The third and most important revolution which Utopia heralds is the verisimilitude it works hard to set up. More creates a fictional world which is then made as believable as possible, intermingling fact and fiction, requiring the reader to engage with the text on an ontological level. This ties it in with an important point of Humanist thinking: that of engaging with a text and a debate. Utopia comes with a lot of prefatory material, a paratext which seeks to validate the account given in the main text. Letters are printed from More to Giles which refer to Raphael as though he were a real person. Erasmus and other leading humanists join in, each new printing including additional letters. This has lead many commentators to assume that Utopia is a piece of whimsy, a joke between friends. But it isn’t. One of the main humanist principles was their attention to language, specifically to the way language can shape perception and ideas of existence. Rhetoric and grammar were the two highest of the studia humanitatis, hence the schools they set up were known as ‘Grammar’ schools. They believed that the ability to argue, along with a clear critical engagement with the text, was the way to an enlightened populace. Utopia is an exercise in this: they go out of their way to make the account valid and yet the name of the place is translatable as ‘No-place’. The 16th Century reader upon opening Utopia entered into an interactive text, one which demanded an engagement with the veracity of the text. Along with this is the engagement with the political ideas within the text itself. Print was still a relatively new medium for information dissemination.

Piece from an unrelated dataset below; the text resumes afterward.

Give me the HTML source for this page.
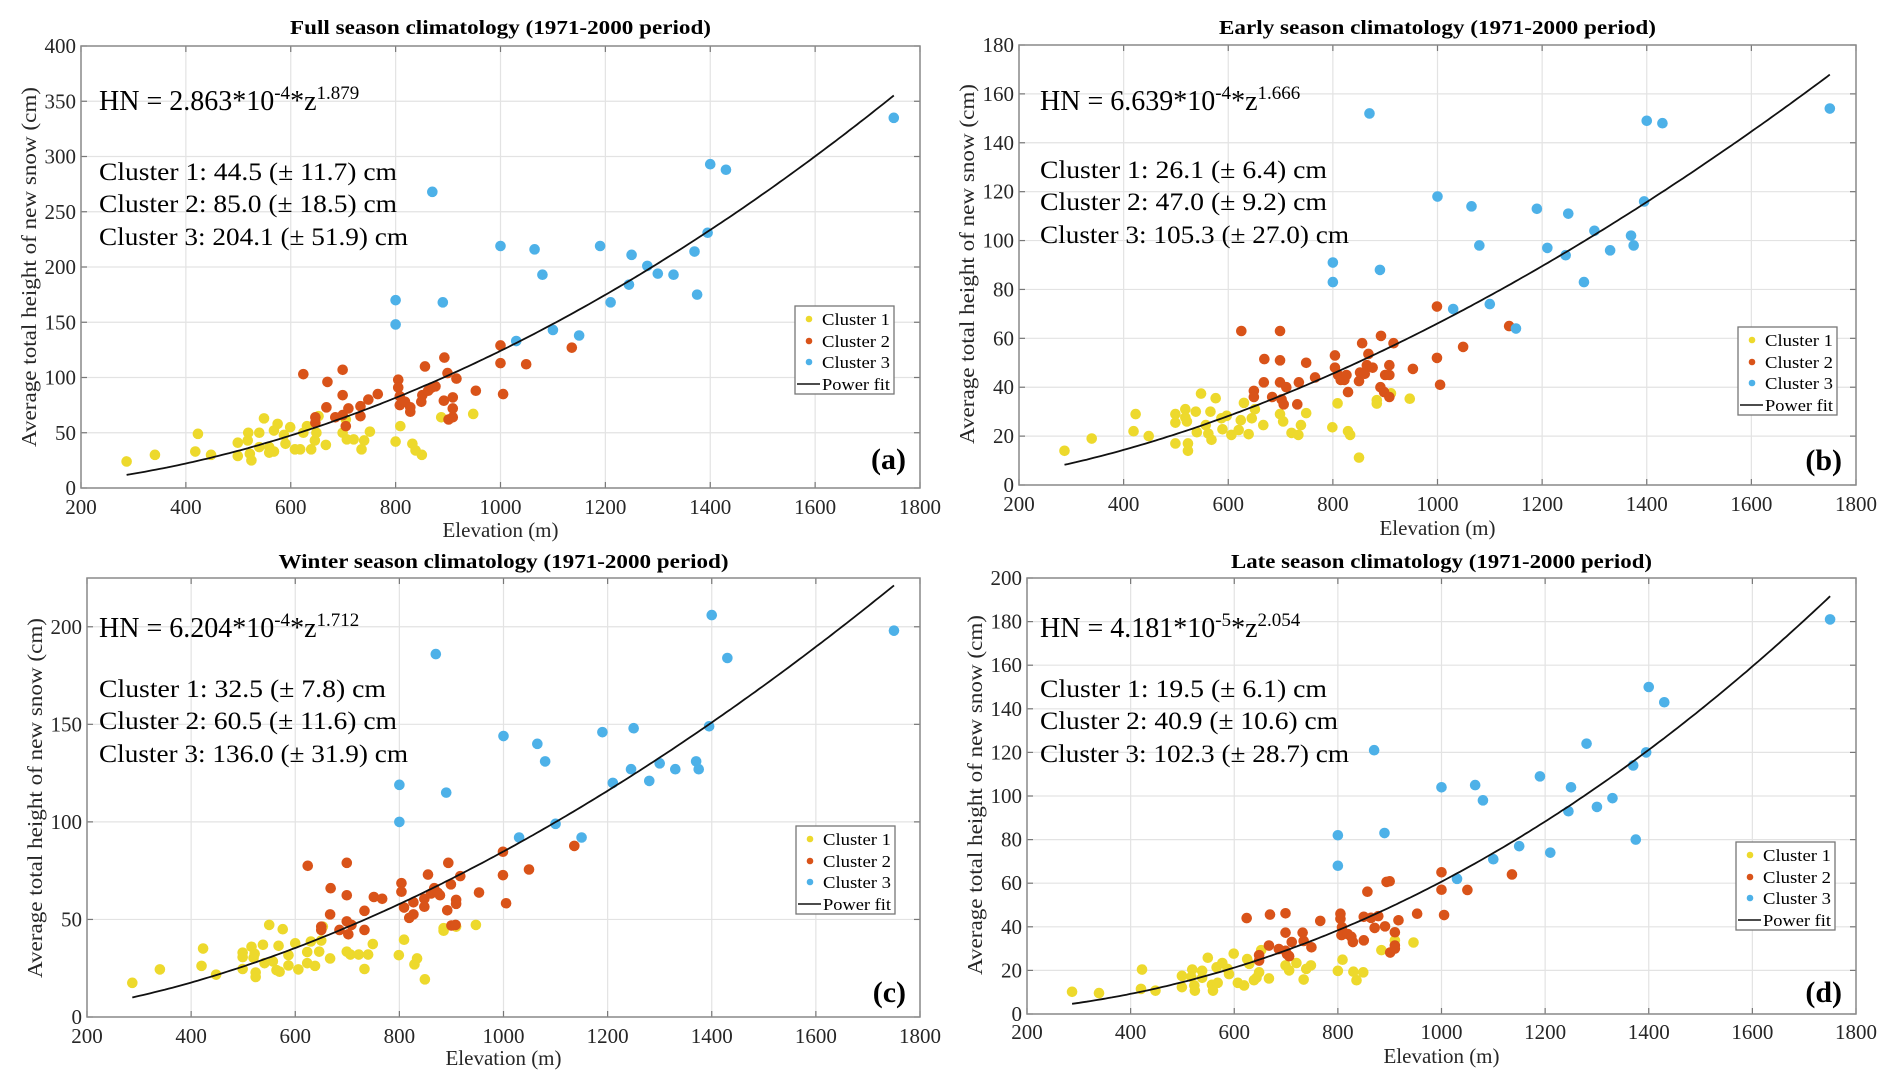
<!DOCTYPE html>
<html><head><meta charset="utf-8"><style>
html,body{margin:0;padding:0;background:#fff;}
svg{display:block;font-family:"Liberation Serif",serif;}
</style></head><body>
<svg id="fig" width="1892" height="1087" viewBox="0 0 1892 1087" xmlns="http://www.w3.org/2000/svg"></svg>
<script>
// ---- Panel (a) Full season ----
const aC1Elev=[287,341,418,423,448,499,499,519,518,522,525,540,540,549,559,559,568,568,575,587,590,599,608,618,624,631,639,646,649,653,667,699,705,707,720,735,740,751,800,809,832,838,850,887,948];
const aC1Snow=[24,30,33,49,30,41,29,50,43,31,25,50,37,63,37,32,52,33,58,48,40,55,35,35,50,56,35,43,50,65,39,50,62,44,44,35,43,51,42,56,40,34,30,64,67];
const aC2Elev=[624,670,699,699,668,647,647,685,699,705,710,733,733,748,766,805,805,808,808,818,828,828,849,851,856,862,869,876,893,892,899,901,909,909,909,916,953,1000,1000,1005,1049,1136];
const aC2Snow=[103,96,107,84,73,64,59,64,66,56,72,65,74,80,85,98,91,83,75,78,69,73,78,84,110,88,91,92,118,79,104,62,82,72,64,99,88,129,113,85,112,127];
const aC3Elev=[800,800,870,890,1000,1030,1065,1080,1100,1150,1190,1210,1245,1250,1280,1300,1330,1370,1375,1395,1400,1430,1750];
const aC3Snow=[170,148,268,168,219,133,216,193,143,138,219,168,184,211,201,194,193,214,175,231,293,288,335];
// ---- Panel (b) Early season ----
const bC1Elev=[287,339,419,423,448,499,499,499,518,518,521,523,523,538,540,548,557,562,566,568,576,587,589,597,606,620,624,630,639,645,651,667,699,705,721,734,739,749,799,809,829,833,850,884,884,911,947];
const bC1Snow=[14,19,22,29,20,29,25.5,17,31,27.6,26,17,14,30,21.6,37.4,24.5,21,30,18.5,35.5,27.3,22.8,28.3,20.5,22.5,26.5,33.6,20.8,27.3,31,24.5,29,26,21.3,20.5,24.5,29.4,23.6,33.4,22,20.5,11.2,34.7,33.3,37.5,35.3];
const bC2Elev=[625,699,669,699,749,649,649,668,684,699,702,706,711,732,735,766,804,804,810,815,822,826,829,850,852,856,861,865,868,876,892,891,898,900,908,908,908,916,953,999,999,1005,1049,1137];
const bC2Snow=[63,63,51.5,51,50,38.5,36,42,36,42,35,33,40,33,42,44,53,48,45,43,43,45,38,42.5,46,58,45.5,49,53.6,48,61,40,38,45,49,45,36,58,47.5,73,52,41,56.5,65];
const bC3Elev=[800,800,870,890,1000,1030,1065,1080,1100,1150,1190,1210,1245,1250,1280,1300,1330,1370,1375,1395,1400,1430,1750];
const bC3Snow=[91,83,152,88,118,72,114,98,74,64,113,97,94,111,83,104,96,102,98,116,149,148,154];
// ---- Panel (c) Winter season ----
const cC1Elev=[287,340,420,423,448,499,499,499,516,520,522,524,524,538,541,550,557,564,568,570,576,587,587,600,606,623,623,630,638,646,650,653,667,699,706,722,733,740,749,799,809,829,834,849,885,885,909,947];
const cC1Snow=[17.5,24.4,26.2,35.1,21.7,33,30.7,24.6,36,30.3,32.4,22.8,20.5,37,27.6,47.2,28.5,24,36.5,23.2,45,31.7,26.4,37.8,24.4,27.6,33.3,38.7,26.2,33.5,39.2,46.3,30,33.5,32,32,24.6,32,37.4,31.7,39.6,27,30,19.3,44.2,45.5,46.3,47.2];
const cC2Elev=[624,699,668,699,667,650,650,685,699,702,708,733,733,751,767,804,804,809,819,827,827,848,848,855,861,867,874,878,894,892,899,900,908,909,909,917,953,999,999,1005,1049,1136];
const cC2Snow=[77.5,79,66,62.4,52.6,46.3,44.6,44.6,49,42.4,47.2,54.4,44.6,61.5,60.6,68.6,64.2,56.1,50.8,58.8,52.6,60.6,56.5,73,63.3,66,63.6,62.4,79,54.7,68,46.9,47.2,60,58,72.2,63.8,84.7,72.7,58.3,75.6,87.7];
const cC3Elev=[800,800,870,890,1000,1030,1065,1080,1100,1150,1190,1210,1245,1250,1280,1300,1330,1370,1375,1395,1400,1430,1750];
const cC3Snow=[119,100,186,115,144,92,140,131,99,92,146,120,127,148,121,130,127,131,127,149,206,184,198];
// ---- Panel (d) Late season ----
const dC1Elev=[287,339,420,422,448,499,499,517,519,523,524,538,538,549,557,559,566,568,577,587,590,599,607,619,625,629,638,643,648,652,667,699,706,720,734,739,748,800,809,830,836,849,884,910,946];
const dC1Snow=[10.2,9.6,11.5,20.4,10.7,17.5,12.3,17,20.4,13.1,10.7,19.8,16.6,25.8,13.4,10.7,21.4,14.3,23.4,20.7,18.3,27.7,14.3,13.1,25.2,23,15.5,16.6,19.1,29.3,16.3,22.3,20,23.4,15.8,20.7,22.3,19.8,24.9,19.4,15.5,19.1,29.3,33.8,32.8];
const dC2Elev=[624,669,699,766,699,732,667,686,699,702,706,711,734,749,648,648,805,805,808,807,819,826,829,850,857,850,864,871,878,891,894,900,901,910,910,910,917,953,1000,1000,1005,1050,1136];
const dC2Snow=[44,45.6,46.2,42.7,37.3,37.3,31.4,29.8,29,27.4,26.5,33,33.5,30.6,27,24.5,46,43.7,39.8,36.2,36.7,35.4,33,33.8,56.1,44.6,44.1,39.5,44.9,40.2,60.6,60.9,28.2,37.5,31.4,30,43,46,65,57,45.4,56.9,64];
const dC3Elev=[800,800,870,890,1000,1030,1065,1080,1100,1150,1190,1210,1245,1250,1280,1300,1330,1370,1375,1395,1400,1430,1750];
const dC3Snow=[82,68,121,83,104,62,105,98,71,77,109,74,93,104,124,95,99,114,80,120,150,143,181];
// ---- Fit parameters & ticks ----
const fitCoef=[2.863e-4,6.639e-4,6.204e-4,4.181e-5];
const fitExp=[1.879,1.666,1.712,2.054];
const xTicks=[200,400,600,800,1000,1200,1400,1600,1800];
const yTicksA=[0,50,100,150,200,250,300,350,400];
const yTicksB=[0,20,40,60,80,100,120,140,160,180];
const yTicksC=[0,50,100,150,200];
const yTicksD=[0,20,40,60,80,100,120,140,160,180,200];

const NS="http://www.w3.org/2000/svg";
const svg=document.getElementById('fig');
function mk(tag,attrs,parent,txt){const e=document.createElementNS(NS,tag);for(const k in attrs)e.setAttribute(k,attrs[k]);if(txt!==undefined)e.textContent=txt;(parent||svg).appendChild(e);return e;}
const COL=['#EDD92C','#D95319','#4DB1E8'];

const panels=[
 {id:'a',title:'Full season climatology (1971-2000 period)',tl:421,ty:34,L:81,R:920,T:46,B:488,ymax:400,yt:yTicksA,
  c:[[aC1Elev,aC1Snow],[aC2Elev,aC2Snow],[aC3Elev,aC3Snow]],coef:'2.863',pw:'-4',ex:'1.879',hnY:110,cl:['Cluster 1: 44.5 (± 11.7) cm','Cluster 2: 85.0 (± 18.5) cm','Cluster 3: 204.1 (± 51.9) cm'],clY:[180,212,245],tx:99,
  lg:[795,306],xlY:514,xlabY:537,ylX:29,ylY:267,plY:469},
 {id:'b',title:'Early season climatology (1971-2000 period)',tl:437,ty:34,L:1019,R:1856,T:45,B:485,ymax:180,yt:yTicksB,
  c:[[bC1Elev,bC1Snow],[bC2Elev,bC2Snow],[bC3Elev,bC3Snow]],coef:'6.639',pw:'-4',ex:'1.666',hnY:110,cl:['Cluster 1: 26.1 (± 6.4) cm','Cluster 2: 47.0 (± 9.2) cm','Cluster 3: 105.3 (± 27.0) cm'],clY:[178,210,243],tx:1040,
  lg:[1738,327],xlY:511,xlabY:535,ylX:967,ylY:264,plY:470},
 {id:'c',title:'Winter season climatology (1971-2000 period)',tl:450,ty:568,L:87,R:920,T:578,B:1017,ymax:225,yt:yTicksC,
  c:[[cC1Elev,cC1Snow],[cC2Elev,cC2Snow],[cC3Elev,cC3Snow]],coef:'6.204',pw:'-4',ex:'1.712',hnY:637,cl:['Cluster 1: 32.5 (± 7.8) cm','Cluster 2: 60.5 (± 11.6) cm','Cluster 3: 136.0 (± 31.9) cm'],clY:[697,729,762],tx:99,
  lg:[796,826],xlY:1043,xlabY:1065,ylX:35,ylY:798,plY:1002},
 {id:'d',title:'Late season climatology (1971-2000 period)',tl:421,ty:568,L:1027,R:1856,T:578,B:1014,ymax:200,yt:yTicksD,
  c:[[dC1Elev,dC1Snow],[dC2Elev,dC2Snow],[dC3Elev,dC3Snow]],coef:'4.181',pw:'-5',ex:'2.054',hnY:637,cl:['Cluster 1: 19.5 (± 6.1) cm','Cluster 2: 40.9 (± 10.6) cm','Cluster 3: 102.3 (± 28.7) cm'],clY:[697,729,762],tx:1040,
  lg:[1736,842],xlY:1039,xlabY:1063,ylX:975,ylY:795,plY:1002}
];

panels.forEach((p,pi)=>{
  const g=mk('g',{});
  
  
  const xs=v=>p.L+(v-200)/1600*(p.R-p.L);
  const ys=v=>p.B-v/p.ymax*(p.B-p.T);
  // grid
  xTicks.forEach(t=>{const l=mk('line',{x1:xs(t),x2:xs(t),y1:p.T,y2:p.B,stroke:'#e3e3e3','stroke-width':1.2},g);
    
    });
  p.yt.forEach(t=>{const l=mk('line',{x1:p.L,x2:p.R,y1:ys(t),y2:ys(t),stroke:'#e3e3e3','stroke-width':1.2},g);
    
    });
  // ticks
  xTicks.forEach(t=>{mk('line',{x1:xs(t),x2:xs(t),y1:p.B,y2:p.B-6,stroke:'#777','stroke-width':1.2},g);mk('line',{x1:xs(t),x2:xs(t),y1:p.T,y2:p.T+6,stroke:'#777','stroke-width':1.2},g);
    const tx=mk('text',{x:xs(t),y:p.xlY,'font-size':21,'text-anchor':'middle',fill:'#262626'},g,String(t));
    
    });
  p.yt.forEach(t=>{mk('line',{x1:p.L,x2:p.L+6,y1:ys(t),y2:ys(t),stroke:'#777','stroke-width':1.2},g);mk('line',{x1:p.R,x2:p.R-6,y1:ys(t),y2:ys(t),stroke:'#777','stroke-width':1.2},g);
    const tx=mk('text',{x:p.L-5,y:ys(t)+7,'font-size':21,'text-anchor':'end',fill:'#262626'},g,String(t));
    
    });
  // fit curve
  let d='';for(let z=287;z<=1750;z+=7){const v=fitCoef[pi]*Math.pow(z,fitExp[pi]);d+=(d?'L':'M')+xs(z).toFixed(1)+','+ys(v).toFixed(1);}
  {const z=1750,v=fitCoef[pi]*Math.pow(z,fitExp[pi]);d+='L'+xs(z).toFixed(1)+','+ys(v).toFixed(1);}
  // points
  p.c.forEach((s,ci)=>{s[0].forEach((e,i)=>{const c=mk('ellipse',{cx:xs(e),cy:ys(s[1][i]),rx:5.3,ry:5.3,fill:COL[ci]},g);
    
    });});
  const fp=mk('path',{d:d,fill:'none',stroke:'#111','stroke-width':1.8},g);
  
  
  // box
  const bx=mk('rect',{x:p.L,y:p.T,width:p.R-p.L,height:p.B-p.T,fill:'none',stroke:'#8a8a8a','stroke-width':1.5},g);
  
  
  // title
  const ti=mk('text',{x:(p.L+p.R)/2,y:p.ty,'font-size':20,'font-weight':'bold','text-anchor':'middle',textLength:p.tl,lengthAdjust:'spacingAndGlyphs',fill:'#000'},g,p.title);
  
  
  // axis labels
  const xl=mk('text',{x:(p.L+p.R)/2,y:p.xlabY,'font-size':21,'text-anchor':'middle',fill:'#262626'},g,'Elevation (m)');
  
  
  const yl=mk('text',{x:0,y:0,'font-size':21,'text-anchor':'middle',fill:'#262626',textLength:360,lengthAdjust:'spacingAndGlyphs',transform:'translate('+(p.ylX+7)+','+p.ylY+') rotate(-90)'},g,'Average total height of new snow (cm)');
  
  
  // equation
  const hn=mk('text',{x:p.tx,y:p.hnY,'font-size':28,fill:'#000'},g);
  
  
  mk('tspan',{},hn,'HN = '+p.coef+'*10');
  mk('tspan',{dy:-11,'font-size':19},hn,p.pw);
  mk('tspan',{dy:11,'font-size':28},hn,'*z');
  mk('tspan',{dy:-11,'font-size':19},hn,p.ex);
  p.cl.forEach((t,i)=>{const c=mk('text',{x:p.tx,y:p.clY[i],'font-size':25,fill:'#000',textLength:(t.length*11.05).toFixed(0),lengthAdjust:'spacingAndGlyphs'},g,t);
    
    });
  // panel label
  const pl=mk('text',{x:p.R-14,y:p.plY,'font-size':30,'font-weight':'bold','text-anchor':'end',fill:'#000'},g,'('+p.id+')');
  
  
  // legend
  const lx=p.lg[0],ly=p.lg[1];
  const lg=mk('g',{},g);
  
  
  mk('rect',{x:lx,y:ly,width:99,height:88,fill:'#fff',stroke:'#777','stroke-width':1.3},lg);
  const names=['Cluster 1','Cluster 2','Cluster 3','Power fit'];const rows=[13,35,56,78];
  names.forEach((n,i)=>{
    if(i<3){mk('circle',{cx:lx+14,cy:ly+rows[i],r:3.3,fill:COL[i]},lg);}
    else{mk('line',{x1:lx+2,x2:lx+25,y1:ly+rows[i],y2:ly+rows[i],stroke:'#111','stroke-width':1.6},lg);}
    const t=mk('text',{x:lx+27,y:ly+rows[i]+6,'font-size':17,fill:'#000',textLength:i<3?68:68,lengthAdjust:'spacingAndGlyphs'},lg,n);
    
    
  });
});
</script>
</body></html>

The humanists were arguing that the individual reader should aim for a more strident evaluation of a text’s veracity, rather than just an acceptance.
Many editions of Utopia annoyingly miss out the letters, or if they do print them then many people, myself included, skip straight to the main text. Don’t do this: read all of the text, starting from the very beginning. And remember, in 1516 when it was printed, there was no google maps and the new continent had many surprises, one of which could have been Utopia. Read it with this in mind and you won’t be disappointed.